A new social media craze which encourages people to 'play dead' is being condemned for glorifying violence.
#Deadpose requires participants to freeze, as with the 'mannequin challenge', before filming and photographing themselves appearing dead. The stunts have become increasing graphic, often incorporating weapons and allusions to blood and gore.
Student Karabo Mnisi, 18, who claims to have started the craze in South Africa, said the extreme tone satisfied him.
"We are now only in phase two of these posts," Mnisi told Mail Online. "The first phase showed no cuts, wounds or bloody, but now phase two includes people who are covered in blood, who have been violently killed."

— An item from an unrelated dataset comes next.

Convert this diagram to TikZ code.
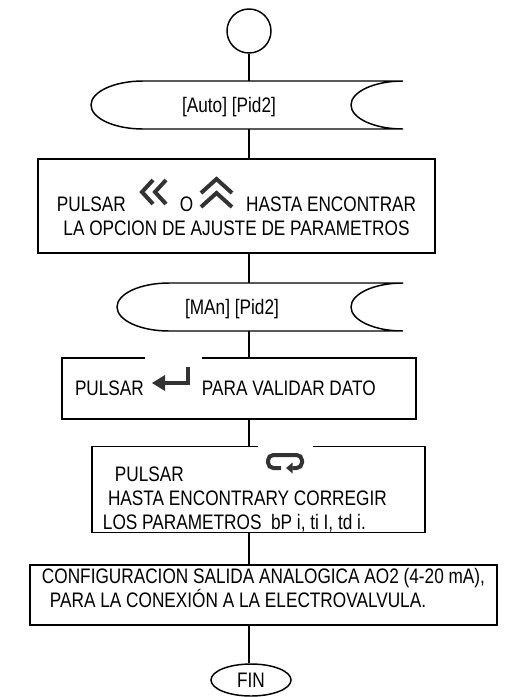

Mnisi said he hoped to become the most famous Facebook celebrity in the country, and would post increasingly graphic images sent by participants until that happens. "The next phase is going to be even more graphic if I don't reach my aim," he said.
However many of the depictions appear to show people who have been brutally murdered, often with blood all over them. In a country where there are 50 murders every day, and where the Law Reform Commission estimates there are 1.7 million rapes a year, many see the 'dead pose' as no joke.
One 'dead pose' stunt that has caused particular ire features a two-year-old sobbing with terror after finding his aunt, Bontle Goitsimang, lying motionless in a 'dead pose'.
Despite Goitsimang insisting the child had been warned in advance, the online backlash has proved intense.
"The child should be taken away from that fool. Disgraceful," wrote GwenJac. Another described the incident as "cruel and sick".
Mnisi continued to defend the craze in light of the post, claiming it is all "a joke".
"I was expecting this was going to trend, but never thought it was going to be this big. I don't have a problem with it, none of it. It's a joke. Like the icebucket challenge was big. I get lots of pictures, but I only share the stuff that is impressive," he said.